- Education: Dartmouth College ('71)
- Occupation: News executive
- Years active: 1971–present
- Employer: Voice of America
- Title: Acting director

= John Lippman =

American news executive

John Lippman is an American television executive and the acting director of Voice of America. He was formerly senior vice president for news and operations at Univision Television, as well as acting director of the United States Agency for Global Media’s Office of Performance Review. Earlier in his career he was a television news executive at KING-TV, KSTW Channel 11, KIRO-TV, and KCBS-TV.

== Biography ==
=== Early life ===
Lippman is the son of a metal fabricating company owner. He was born in Chicago, and grew up in the Chicago suburb of Glencoe, Illinois, where he was a member of the Glencoe Boy Scouts. He attended New Trier Township High School ('66), and operated the school's 10-watt radio station.
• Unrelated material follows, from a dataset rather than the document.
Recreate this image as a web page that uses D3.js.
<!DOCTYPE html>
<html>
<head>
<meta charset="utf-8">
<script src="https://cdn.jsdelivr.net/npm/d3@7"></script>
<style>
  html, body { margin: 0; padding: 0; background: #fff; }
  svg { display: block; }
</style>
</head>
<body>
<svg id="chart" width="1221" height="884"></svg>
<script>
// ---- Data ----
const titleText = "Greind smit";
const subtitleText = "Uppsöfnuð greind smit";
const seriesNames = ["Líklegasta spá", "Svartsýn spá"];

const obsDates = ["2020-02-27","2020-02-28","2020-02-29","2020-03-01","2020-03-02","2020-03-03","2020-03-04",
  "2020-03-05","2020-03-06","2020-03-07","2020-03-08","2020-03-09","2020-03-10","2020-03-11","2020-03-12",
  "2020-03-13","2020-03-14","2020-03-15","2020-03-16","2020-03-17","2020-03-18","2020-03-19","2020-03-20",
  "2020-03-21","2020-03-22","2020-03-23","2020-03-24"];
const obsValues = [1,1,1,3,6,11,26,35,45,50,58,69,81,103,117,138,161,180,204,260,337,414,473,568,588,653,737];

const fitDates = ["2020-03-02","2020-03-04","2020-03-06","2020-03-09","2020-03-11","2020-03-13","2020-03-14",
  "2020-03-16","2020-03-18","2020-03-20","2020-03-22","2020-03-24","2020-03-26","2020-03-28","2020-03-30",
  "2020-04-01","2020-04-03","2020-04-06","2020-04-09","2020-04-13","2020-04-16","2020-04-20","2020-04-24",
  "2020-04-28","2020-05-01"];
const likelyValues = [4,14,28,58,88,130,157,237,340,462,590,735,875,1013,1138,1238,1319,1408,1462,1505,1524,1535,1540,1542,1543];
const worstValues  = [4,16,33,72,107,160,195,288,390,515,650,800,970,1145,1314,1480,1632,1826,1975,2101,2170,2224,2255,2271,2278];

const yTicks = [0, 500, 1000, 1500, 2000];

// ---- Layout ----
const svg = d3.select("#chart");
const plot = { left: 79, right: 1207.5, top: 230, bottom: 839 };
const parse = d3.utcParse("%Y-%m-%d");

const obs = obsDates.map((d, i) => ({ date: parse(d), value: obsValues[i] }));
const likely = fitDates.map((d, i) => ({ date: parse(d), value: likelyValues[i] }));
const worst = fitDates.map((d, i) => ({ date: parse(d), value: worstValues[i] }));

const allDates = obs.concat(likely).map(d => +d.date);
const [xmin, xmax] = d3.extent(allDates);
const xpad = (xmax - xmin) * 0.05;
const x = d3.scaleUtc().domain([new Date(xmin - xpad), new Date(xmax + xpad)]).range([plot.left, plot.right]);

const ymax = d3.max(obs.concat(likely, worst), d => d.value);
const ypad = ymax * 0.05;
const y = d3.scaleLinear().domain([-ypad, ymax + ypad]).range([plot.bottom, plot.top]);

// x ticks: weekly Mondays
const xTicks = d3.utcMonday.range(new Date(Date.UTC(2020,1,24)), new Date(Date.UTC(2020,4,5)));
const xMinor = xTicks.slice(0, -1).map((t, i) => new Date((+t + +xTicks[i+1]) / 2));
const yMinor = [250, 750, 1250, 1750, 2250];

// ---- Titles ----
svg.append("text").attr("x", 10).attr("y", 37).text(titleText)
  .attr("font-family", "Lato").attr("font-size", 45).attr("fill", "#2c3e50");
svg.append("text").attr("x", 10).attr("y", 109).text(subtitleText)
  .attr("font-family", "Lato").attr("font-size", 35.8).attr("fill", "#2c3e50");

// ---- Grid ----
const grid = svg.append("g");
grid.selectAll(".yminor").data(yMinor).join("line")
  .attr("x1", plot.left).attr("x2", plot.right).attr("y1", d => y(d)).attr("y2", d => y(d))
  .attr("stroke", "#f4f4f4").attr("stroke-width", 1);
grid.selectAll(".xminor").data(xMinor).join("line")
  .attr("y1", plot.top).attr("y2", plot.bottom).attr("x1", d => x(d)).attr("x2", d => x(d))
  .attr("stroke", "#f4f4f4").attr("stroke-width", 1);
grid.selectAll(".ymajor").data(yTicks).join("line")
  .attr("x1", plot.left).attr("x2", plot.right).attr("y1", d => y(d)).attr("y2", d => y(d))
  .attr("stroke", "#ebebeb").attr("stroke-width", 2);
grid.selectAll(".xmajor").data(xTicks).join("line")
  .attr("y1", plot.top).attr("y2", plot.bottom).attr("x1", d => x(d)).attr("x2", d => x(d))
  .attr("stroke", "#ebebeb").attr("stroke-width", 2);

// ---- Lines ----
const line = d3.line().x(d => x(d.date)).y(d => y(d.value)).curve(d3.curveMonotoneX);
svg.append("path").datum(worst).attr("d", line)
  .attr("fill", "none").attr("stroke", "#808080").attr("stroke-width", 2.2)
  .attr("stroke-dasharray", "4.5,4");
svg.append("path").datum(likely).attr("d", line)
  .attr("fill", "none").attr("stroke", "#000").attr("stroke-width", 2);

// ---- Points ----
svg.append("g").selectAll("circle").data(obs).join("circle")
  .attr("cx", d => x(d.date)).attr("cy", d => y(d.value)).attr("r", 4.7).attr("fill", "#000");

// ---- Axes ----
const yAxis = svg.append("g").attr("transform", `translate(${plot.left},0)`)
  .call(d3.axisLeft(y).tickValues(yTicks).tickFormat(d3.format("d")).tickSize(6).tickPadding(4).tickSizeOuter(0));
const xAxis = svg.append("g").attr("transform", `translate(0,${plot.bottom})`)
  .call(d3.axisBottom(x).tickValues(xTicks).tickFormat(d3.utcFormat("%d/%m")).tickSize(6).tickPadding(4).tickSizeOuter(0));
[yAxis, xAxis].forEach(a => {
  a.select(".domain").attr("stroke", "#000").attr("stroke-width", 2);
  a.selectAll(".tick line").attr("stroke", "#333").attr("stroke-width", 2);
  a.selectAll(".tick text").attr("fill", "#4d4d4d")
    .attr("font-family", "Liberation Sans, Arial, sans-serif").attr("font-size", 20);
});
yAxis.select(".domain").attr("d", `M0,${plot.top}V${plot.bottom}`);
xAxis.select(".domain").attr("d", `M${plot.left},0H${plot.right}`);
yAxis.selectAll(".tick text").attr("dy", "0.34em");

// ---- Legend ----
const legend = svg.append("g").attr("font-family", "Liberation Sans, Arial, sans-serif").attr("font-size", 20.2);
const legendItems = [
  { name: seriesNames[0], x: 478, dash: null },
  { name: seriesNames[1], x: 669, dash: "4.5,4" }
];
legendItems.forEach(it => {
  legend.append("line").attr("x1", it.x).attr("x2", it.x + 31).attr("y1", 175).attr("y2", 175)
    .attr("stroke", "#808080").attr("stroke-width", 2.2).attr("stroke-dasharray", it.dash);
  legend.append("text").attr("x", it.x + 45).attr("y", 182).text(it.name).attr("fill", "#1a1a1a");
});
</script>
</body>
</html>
He has also lived in Tacoma, Washington.

Lippman graduated from Dartmouth College ('71), majoring in History and Urban Studies. In his senior year, he ran the school's news department, and created and hosted a daily call-in talk show.

=== Early career ===
He started his career as a broadcast engineer. He was then a television station news executive.

In 1971 Lippman joined King Broadcasting at KING-TV in Seattle as a radio reporter, later working as an anchor. In 1976 he left KING, and began working at KSTW Channel 11 in Tacoma, Washington, building a news department. In 1979 Channel 11 fired Lippman amidst disagreements over decisions being made by the station's new general manager.
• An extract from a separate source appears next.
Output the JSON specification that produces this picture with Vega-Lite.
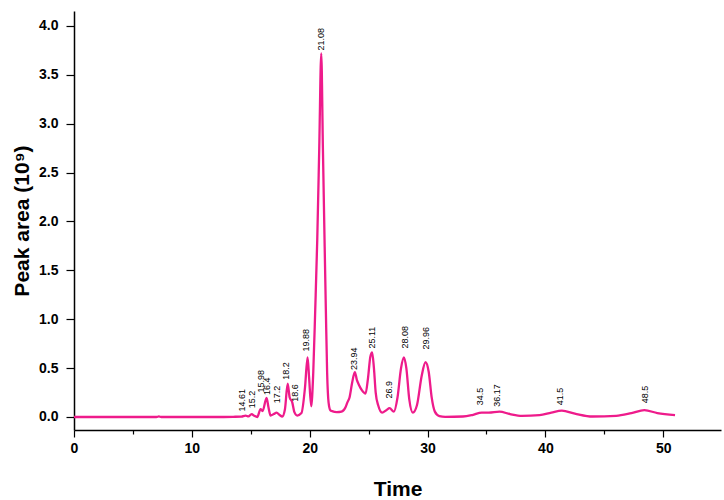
{
  "$schema": "https://vega.github.io/schema/vega-lite/v6.json",
  "width": 647,
  "height": 419,
  "autosize": "none",
  "padding": {"left": 74, "top": 11, "right": 3, "bottom": 70},
  "background": "white",
  "config": {
    "view": {"stroke": null},
    "axis": {
      "grid": false,
      "domainColor": "black",
      "tickColor": "black",
      "labelColor": "black",
      "titleColor": "black",
      "labelFont": "Liberation Sans",
      "titleFont": "Liberation Sans",
      "labelFontWeight": "bold",
      "titleFontWeight": "bold",
      "labelFontSize": 14,
      "titleFontSize": 21,
      "domainWidth": 1.5,
      "tickWidth": 1.2
    }
  },
  "datasets": {
    "curve": [
      {"t": 0, "v": 0}, {"t": 5, "v": 0}, {"t": 7.0, "v": 0}, {"t": 7.2, "v": 0.006}, {"t": 7.4, "v": 0},
      {"t": 10, "v": 0}, {"t": 12, "v": 0}, {"t": 13.5, "v": 0.002}, {"t": 14.2, "v": 0.004},
      {"t": 14.56, "v": 0.015}, {"t": 14.8, "v": 0.006}, {"t": 15.07, "v": 0.03}, {"t": 15.3, "v": 0.012},
      {"t": 15.55, "v": 0.0}, {"t": 15.83, "v": 0.08}, {"t": 16.0, "v": 0.06}, {"t": 16.34, "v": 0.195},
      {"t": 16.5, "v": 0.1}, {"t": 16.68, "v": 0.015}, {"t": 16.95, "v": 0.03}, {"t": 17.19, "v": 0.045},
      {"t": 17.45, "v": 0.02}, {"t": 17.67, "v": 0.005}, {"t": 17.9, "v": 0.08}, {"t": 18.13, "v": 0.34},
      {"t": 18.3, "v": 0.2}, {"t": 18.52, "v": 0.15}, {"t": 18.7, "v": 0.05}, {"t": 18.94, "v": 0.015},
      {"t": 19.3, "v": 0.04}, {"t": 19.6, "v": 0.3}, {"t": 19.82, "v": 0.61}, {"t": 19.95, "v": 0.4},
      {"t": 20.13, "v": 0.11}, {"t": 20.3, "v": 0.45}, {"t": 20.47, "v": 1.1}, {"t": 20.64, "v": 1.81},
      {"t": 20.81, "v": 2.75}, {"t": 20.98, "v": 3.72}, {"t": 21.12, "v": 2.75}, {"t": 21.26, "v": 1.81},
      {"t": 21.37, "v": 1.1}, {"t": 21.48, "v": 0.45}, {"t": 21.6, "v": 0.15}, {"t": 21.75, "v": 0.07},
      {"t": 21.9, "v": 0.06}, {"t": 22.3, "v": 0.05}, {"t": 22.7, "v": 0.055}, {"t": 23.04, "v": 0.1},
      {"t": 23.2, "v": 0.15}, {"t": 23.38, "v": 0.2}, {"t": 23.6, "v": 0.35}, {"t": 23.83, "v": 0.46},
      {"t": 24.0, "v": 0.38}, {"t": 24.17, "v": 0.33}, {"t": 24.45, "v": 0.27}, {"t": 24.74, "v": 0.24},
      {"t": 24.95, "v": 0.4}, {"t": 25.15, "v": 0.62}, {"t": 25.3, "v": 0.66}, {"t": 25.45, "v": 0.5},
      {"t": 25.6, "v": 0.25}, {"t": 25.81, "v": 0.12}, {"t": 26.15, "v": 0.045}, {"t": 26.5, "v": 0.07},
      {"t": 26.78, "v": 0.09}, {"t": 27.14, "v": 0.055}, {"t": 27.45, "v": 0.2}, {"t": 27.75, "v": 0.5},
      {"t": 27.99, "v": 0.61}, {"t": 28.2, "v": 0.5}, {"t": 28.45, "v": 0.18}, {"t": 28.75, "v": 0.045},
      {"t": 29.1, "v": 0.12}, {"t": 29.5, "v": 0.42}, {"t": 29.83, "v": 0.56}, {"t": 30.1, "v": 0.46},
      {"t": 30.35, "v": 0.2}, {"t": 30.62, "v": 0.055}, {"t": 31.0, "v": 0.01}, {"t": 31.5, "v": 0.002},
      {"t": 33.0, "v": 0.005}, {"t": 33.8, "v": 0.02}, {"t": 34.6, "v": 0.045}, {"t": 35.2, "v": 0.045},
      {"t": 36.1, "v": 0.055}, {"t": 37.0, "v": 0.03}, {"t": 38.0, "v": 0.012}, {"t": 39.5, "v": 0.02},
      {"t": 40.5, "v": 0.045}, {"t": 41.4, "v": 0.065}, {"t": 42.5, "v": 0.035}, {"t": 44.0, "v": 0.005},
      {"t": 46.0, "v": 0.012}, {"t": 47.3, "v": 0.04}, {"t": 48.4, "v": 0.07}, {"t": 49.5, "v": 0.04},
      {"t": 51.0, "v": 0.02}
    ],
    "peaks": [
      {"t": 14.27, "v": 0.055, "label": "14.61"},
      {"t": 15.12, "v": 0.09, "label": "15.2"},
      {"t": 15.83, "v": 0.25, "label": "15.98"},
      {"t": 16.4, "v": 0.225, "label": "16.4"},
      {"t": 17.19, "v": 0.14, "label": "17.2"},
      {"t": 18.0, "v": 0.38, "label": "18.2"},
      {"t": 18.74, "v": 0.155, "label": "18.6"},
      {"t": 19.65, "v": 0.67, "label": "19.88"},
      {"t": 20.95, "v": 3.75, "label": "21.08"},
      {"t": 23.75, "v": 0.48, "label": "23.94"},
      {"t": 25.3, "v": 0.7, "label": "25.11"},
      {"t": 26.72, "v": 0.19, "label": "26.9"},
      {"t": 28.07, "v": 0.7, "label": "28.08"},
      {"t": 29.91, "v": 0.69, "label": "29.96"},
      {"t": 34.44, "v": 0.12, "label": "34.5"},
      {"t": 35.9, "v": 0.105, "label": "36.17"},
      {"t": 41.28, "v": 0.12, "label": "41.5"},
      {"t": 48.49, "v": 0.14, "label": "48.5"}
    ]
  },
  "layer": [
    {
      "data": {"name": "curve"},
      "mark": {"type": "line", "color": "#ee1b8b", "strokeWidth": 2.3, "interpolate": "monotone"},
      "encoding": {
        "x": {
          "field": "t", "type": "quantitative",
          "scale": {"domain": [0, 54.9], "nice": false, "zero": false},
          "axis": {
            "title": "Time",
            "values": [0, 5, 10, 15, 20, 25, 30, 35, 40, 45, 50],
            "labelExpr": "datum.value % 10 == 0 ? datum.label : ''",
            "labelFlush": false,
            "labelOverlap": false,
            "tickSize": {"condition": {"test": "datum.value % 10 == 0", "value": 7}, "value": 4},
            "labelPadding": 4,
            "titlePadding": 23
          }
        },
        "y": {
          "field": "v", "type": "quantitative",
          "scale": {"domain": [-0.133, 4.153], "nice": false, "zero": false},
          "axis": {
            "title": "Peak area (10⁹)",
            "values": [0, 0.25, 0.5, 0.75, 1, 1.25, 1.5, 1.75, 2, 2.25, 2.5, 2.75, 3, 3.25, 3.5, 3.75, 4],
            "labelExpr": "abs(datum.value*2 - round(datum.value*2)) < 0.001 ? format(datum.value, '.1f') : ''",
            "labelOverlap": false,
            "tickSize": {"condition": {"test": "abs(datum.value*2 - round(datum.value*2)) < 0.001", "value": 8}, "value": 4},
            "labelPadding": 8,
            "titlePadding": 6
          }
        }
      }
    },
    {
      "data": {"name": "peaks"},
      "mark": {"type": "text", "angle": 270, "align": "left", "baseline": "middle", "fontSize": 9, "font": "Liberation Sans", "color": "black"},
      "encoding": {
        "x": {"field": "t", "type": "quantitative"},
        "y": {"field": "v", "type": "quantitative"},
        "text": {"field": "label"}
      }
    }
  ]
}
At age 29 in 1979, he joined CBS affiliate KIRO-TV in Seattle as news director, and he worked there until 1992. During that time, KIRO staff grew increased from 45 to 100, and KIRO-TV was at or near the top of the ratings in the Seattle market for most of the decade. He sparked controversy in 1986 for refusing to air safer sex advertisements, with Bea Kelleigh from the NW AIDS Foundation dubbing the rejections as due to "homophobia". He was then hired as news director at KCBS-TV in Los Angeles in 1992; it was a position he held until 1993, when he was fired amid reports of being "disliked by almost everyone who works in the newsroom"
In 1983–85, he was a staff writer and an assistant editor of The Fifth Estate Broadcasting.

For 14 years, from 1996 to 2009, Lippman was Senior Vice President for News and Operations at Univision Television.

=== 2009–present ===
Since 2009, Lippman has worked at the United States Agency for Global Media (USAGM)/Broadcasting Board of Governors. He has been acting director of USAGM's Office of Performance Review, interim General Manager of Radio y Televisión Martí stations, and VOA's Deputy Director for Programming and acting director for Programming.

He was executive producer of Displaced, a VOA documentary from 2019 about Rohingya refugees. It won a Gold World Medal in the International Affairs Documentary category, a Silver World Medal in the Best News Documentary/Special News Program category, and a United Nations Department of Public Information special Bronze Award at the 2019 New York Festivals International TV and Film Awards ceremony at the National Association of Broadcasters show. He also co-wrote and worked as executive producer of the VOA documentary One Day in the Life of Refugees, released in 2020.

As of February 2024, he is the acting director of VOA, a position to which he was appointed on October 1, 2023.